EXERCISE BRIEF -
Everything from the first line down to the line containing "($(endo.east)+(20,-2)$) -| ($(stoinj.north)+(-55,-14)$);" is to be retyped exactly, both ends included, with pictures left out.

DATA SHOWN -
• • • • • • •

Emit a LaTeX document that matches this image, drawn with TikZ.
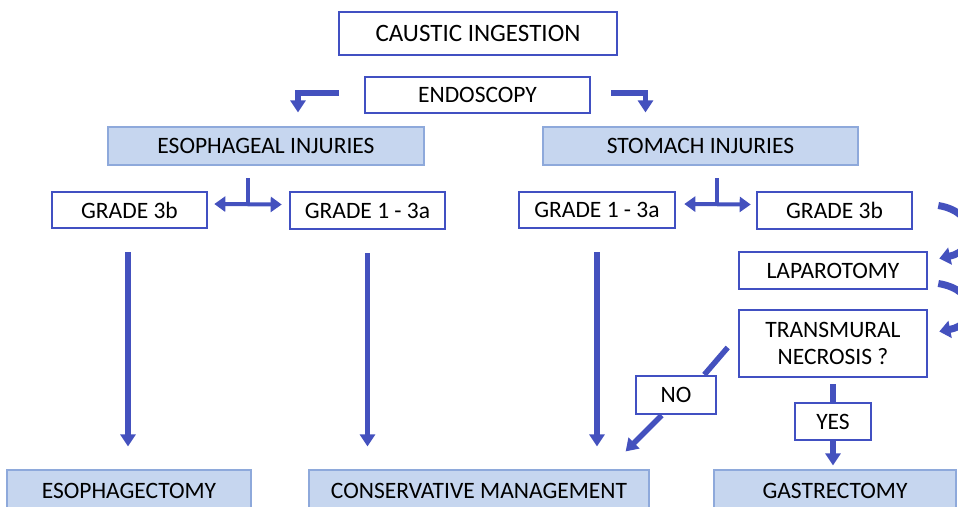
\documentclass[tikz,border=0pt]{standalone}
\usepackage{fontspec}
\setmainfont{Carlito}
\usetikzlibrary{positioning, calc, arrows.meta}

\definecolor{boxblue}{HTML}{4150C2}
\definecolor{fillblue}{HTML}{C6D6EF}
\definecolor{edgeblue}{HTML}{8EA9DB}
\definecolor{arrblue}{HTML}{4451BE}

\tikzset{
  whitebox/.style={draw=boxblue, line width=2.6pt, fill=white, inner sep=0pt, align=center, font=\fontsize{23.5}{27}\selectfont},
  bluebox/.style={draw=edgeblue, line width=1.2pt, fill=fillblue, inner sep=0pt, align=center, font=\fontsize{23.5}{27}\selectfont},
  arr/.style={draw=arrblue, line width=5.5pt, -{Triangle[width=15pt,length=12pt]}},
  twoarr/.style={draw=arrblue, line width=4pt, {Triangle[width=15pt,length=11pt]}-{Triangle[width=15pt,length=11pt]}},
  bar/.style={draw=arrblue, line width=4.5pt},
  bendarr/.style={draw=arrblue, line width=7pt, -{Triangle[width=17pt,length=11pt]}}
}

\begin{document}
\begin{tikzpicture}[x=1pt, y=-1pt]
  \useasboundingbox (0,0) rectangle (958,506);
  % top of the chart
  \node (ingest) [whitebox, minimum width=278pt, minimum height=43pt, font=\fontsize{25}{28}\selectfont] at (478,33.5) {CAUSTIC INGESTION};
  \node (endo) [whitebox, minimum width=225pt, minimum height=36pt] at (477.5,95) {ENDOSCOPY};
  \node (esoinj) [bluebox, minimum width=316pt, minimum height=38pt] at (266,146) {ESOPHAGEAL INJURIES};
  \node (stoinj) [bluebox, minimum width=315pt, minimum height=38pt] at (700.5,146) {STOMACH INJURIES};
  \draw [arr] ($(endo.west)+(-25,-2)$) -| ($(esoinj.north)+(32,-14)$);
  \draw [arr] ($(endo.east)+(20,-2)$) -| ($(stoinj.north)+(-55,-14)$);

  % grades
  \node (gtreL) [whitebox, minimum width=155pt, minimum height=36pt] at (129.5,210) {GRADE 3b};
  \node (goneL) [whitebox, minimum width=155pt, minimum height=37pt] at (367.5,210.5) {GRADE 1 - 3a};
  \node (goneR) [whitebox, minimum width=156pt, minimum height=36pt] at (597,210) {GRADE 1 - 3a};
  \node (gtreR) [whitebox, minimum width=155pt, minimum height=37pt] at (834.5,210.5) {GRADE 3b};
  \coordinate (tL) at (248,178);
  \coordinate (tR) at (717,178);
  \draw [bar] (tL) -- ($(tL |- goneL.west)+(0,-6)$);
  \draw [twoarr] ($(gtreL.east)+(6,-6)$) -- ($(goneL.west)+(-7,-6)$);
  \draw [bar] (tR) -- ($(tR |- goneR.east)+(0,-6)$);
  \draw [twoarr] ($(goneR.east)+(8,-6)$) -- ($(gtreR.west)+(-5,-6)$);

  % surgery branch
  \node (lap) [whitebox, minimum width=188pt, minimum height=37pt] at (833,270.5) {LAPAROTOMY};
  \node (trans) [whitebox, minimum width=188pt, minimum height=67pt] at (833,343.5) {TRANSMURAL\\NECROSIS ?};
  \draw [bendarr] ($(gtreR.east)+(25,-5)$) .. controls (978,212) and (978,250) .. ($(lap.east)+(11,-12)$);
  \draw [bendarr] ($(lap.east)+(10,13)$) .. controls (978,290) and (978,324) .. ($(trans.east)+(11,-12)$);

  % outcomes
  \node (esoph) [bluebox, minimum width=244pt, minimum height=42pt] at (129,491) {ESOPHAGECTOMY};
  \node (cons) [bluebox, minimum width=340pt, minimum height=42pt] at (479,491) {CONSERVATIVE MANAGEMENT};
  \node (gast) [bluebox, minimum width=242pt, minimum height=42pt] at (835,491) {GASTRECTOMY};
  \node (no) [whitebox, minimum width=80pt, minimum height=38pt] at (676,395) {NO};
  \node (yes) [whitebox, minimum width=76pt, minimum height=37pt] at (833,421.5) {YES};

  \draw [arr] ($(gtreL.south)+(-1.5,23)$) -- ($(gtreL.south |- esoph.north)+(-1.5,-23)$);
  \draw [arr] ($(goneL.south)+(0,23)$) -- ($(goneL.south |- cons.north)+(0,-23)$);
  \draw [arr] ($(goneR.south)+(0,23)$) -- ($(goneR.south |- cons.north)+(0,-23)$);
  \draw [bar, line width=5.5pt] ($(trans.west)+(-10,4)$) -- ($(no.north east)+(-13,0)$);
  \draw [arr] ($(no.south west)+(27,0)$) -- ($(cons.north east)+(-24,-18)$);
  \draw [bar, line width=5.5pt] ($(trans.south)+(0,6)$) -- (trans.south |- yes.north);
  \draw [arr] (yes.south) -- ($(gast.north)+(-2,-4)$);
\end{tikzpicture}
\end{document}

• • • • • • •

ANSWER TO THIS PROBLEM -
Emit a LaTeX document that matches this image, drawn with TikZ.
\documentclass[tikz,border=0pt]{standalone}
\usepackage{fontspec}
\setmainfont{Carlito}
\usetikzlibrary{positioning, calc, arrows.meta}

\definecolor{boxblue}{HTML}{4150C2}
\definecolor{fillblue}{HTML}{C6D6EF}
\definecolor{edgeblue}{HTML}{8EA9DB}
\definecolor{arrblue}{HTML}{4451BE}

\tikzset{
  whitebox/.style={draw=boxblue, line width=2.6pt, fill=white, inner sep=0pt, align=center, font=\fontsize{23.5}{27}\selectfont},
  bluebox/.style={draw=edgeblue, line width=1.2pt, fill=fillblue, inner sep=0pt, align=center, font=\fontsize{23.5}{27}\selectfont},
  arr/.style={draw=arrblue, line width=5.5pt, -{Triangle[width=15pt,length=12pt]}},
  twoarr/.style={draw=arrblue, line width=4pt, {Triangle[width=15pt,length=11pt]}-{Triangle[width=15pt,length=11pt]}},
  bar/.style={draw=arrblue, line width=4.5pt},
  bendarr/.style={draw=arrblue, line width=7pt, -{Triangle[width=17pt,length=11pt]}}
}

\begin{document}
\begin{tikzpicture}[x=1pt, y=-1pt]
  \useasboundingbox (0,0) rectangle (958,506);
  % top of the chart
  \node (ingest) [whitebox, minimum width=278pt, minimum height=43pt, font=\fontsize{25}{28}\selectfont] at (478,33.5) {CAUSTIC INGESTION};
  \node (endo) [whitebox, minimum width=225pt, minimum height=36pt] at (477.5,95) {ENDOSCOPY};
  \node (esoinj) [bluebox, minimum width=316pt, minimum height=38pt] at (266,146) {ESOPHAGEAL INJURIES};
  \node (stoinj) [bluebox, minimum width=315pt, minimum height=38pt] at (700.5,146) {STOMACH INJURIES};
  \draw [arr] ($(endo.west)+(-25,-2)$) -| ($(esoinj.north)+(32,-14)$);
  \draw [arr] ($(endo.east)+(20,-2)$) -| ($(stoinj.north)+(-55,-14)$);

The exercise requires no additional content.